Die „vergessene“ österreichische Unabhängigkeitserklärung vom 27. April 1945

Anfang April 1945 erreichten die sowjetischen Truppen Wien. Die erbitterten Kämpfe dauerten bis zum 13. April, dann war Wien von den Hitlertruppen befreit.
Am nächsten Tag dem 14. April wurde die Sozialistische Partei Österreichs neu gegründet. Drei Tage später, am 17. April, gründeten sich ÖVP und KPÖ.
Diese drei Parteien beschlossen am 27. April 1945 im Wiener Rathaus die österreichische Unabhängigkeitserklärung unter dem sperrigen Titel „Proklamation über die Selbstständigkeit Österreichs vom 27. April 1945“.Mit 1. Mai 1945 trat sie durch Verlautbarung im StGBl. Nr. 1/1945 als Bundesverfassungsgesetz für die Republik Österreich in Kraft.
Die Unabhängigkeitserklärung besteht aus zwei Teilen, einer Präambel in der auf das völkerrechtswidrige Zustandekommen und die Ausbeutung österreichischer Ressourcen und Staatsvermögen durch das Deutsche Reich hingewiesen wird und dem Text der Unabhängigkeitserklärung.
Die Unabhängigkeitserklärung besteht aus fünf kurzen Artikeln. Artikel I erklärt die demokratische Republik Österreich als wiederhergestellt und dass sie im Geiste der Verfassung von 1920 wieder einzurichten ist.
Artikel III betont, dass aus allen antifaschistischen Parteien eine Provisorische Staatsregierung einzusetzen ist.
Unterzeichnet wurde sie für die SPÖ von Dr. Karl Renner und Dr. Adolf Schärf, für die ÖVP von Leopold Kunschak und für die KPÖ von Johann Koplenig.
Am 26. Oktober 1966 wurde das Staatsgründungsdenkmal zur Erinnerung an die Gründung der Zweiten Republik im Schweizer Garten im 3. Wiener Gemeindebezirk errichtet. Das Denkmal besteht aus drei Chrom-Nickel-Stahl geschwungenen Pfeilern, die sich zu einer Säule vereinen. Vor dem Denkmal auf dem Boden befinden sich Schriftpulte aus Stein und Beton, welche den Text der Unabhängigkeitserklärung aufweisen. 

bundesadler

Irgendwie seltsam, dass die Republik Österreich diesen Platz, der doch nicht unbedingt als frequentiert und prominent bezeichnet werden kann, dafür gefunden hat.

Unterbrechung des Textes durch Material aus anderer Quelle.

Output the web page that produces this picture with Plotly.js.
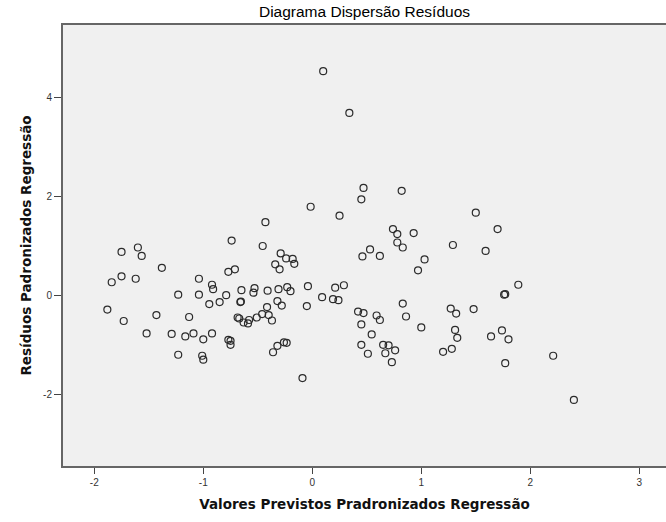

Am 24. November 1988 wurde am heutigen Helmut-Zilk-Platz gegenüber der Albertina, am Platz des ehemaligen Philipp-Hofes ein Gründerzeithaus, das am 12. März 1945 durch einen Bombenangriff zerstört wurde und hunderte Menschen, die in den Luftschutzkellern Schutz suchten und starben, das Mahnmal gegen Krieg und Faschismus vom renommierten Bildhauer und politisch tätigen Alfred Hrdlicka errichtet.
Dieses Denkmal besteht aus Granit und aus mehreren thematischen Teilen. Durch das „Tor der Gewalt“ trifft man auf den „Straßenwaschenden Juden“, dahinter befindet sich der Stein „Orpheus betritt den Hades“ und den Abschluss bildet der „Stein der Republik“. Auf diesem sind Auszüge der damals formulierten Regierungserklärung und die Namen derer verewigt, die sie unterschrieben. Diese Regierungserklärung ist ein bedingungsloses Bekenntnis zur demokratischen Republik und eine Absage an jegliche Form der Diktatur, des Faschismus und des Nationalsozialismus.
Das offizielle Österreich und auch die Medien „verräumen“ die Erinnerung an die Unabhängigkeitserklärung und die Gründung der drei Parteien noch während der Hitlerdiktatur.
Es wäre höchste Zeit diese Daten in der Öffentlichkeit dementsprechend zu thematisieren und im Bewusstsein der österreichischen Bevölkerung zu verankern.
Damit es dem 14. und dem 27. April nicht so ergeht wie dem 12. November, der in der Ersten Republik Staatsfeiertag war, und im Laufe der Jahrzehnte zu einer Marginalie verkommen ist.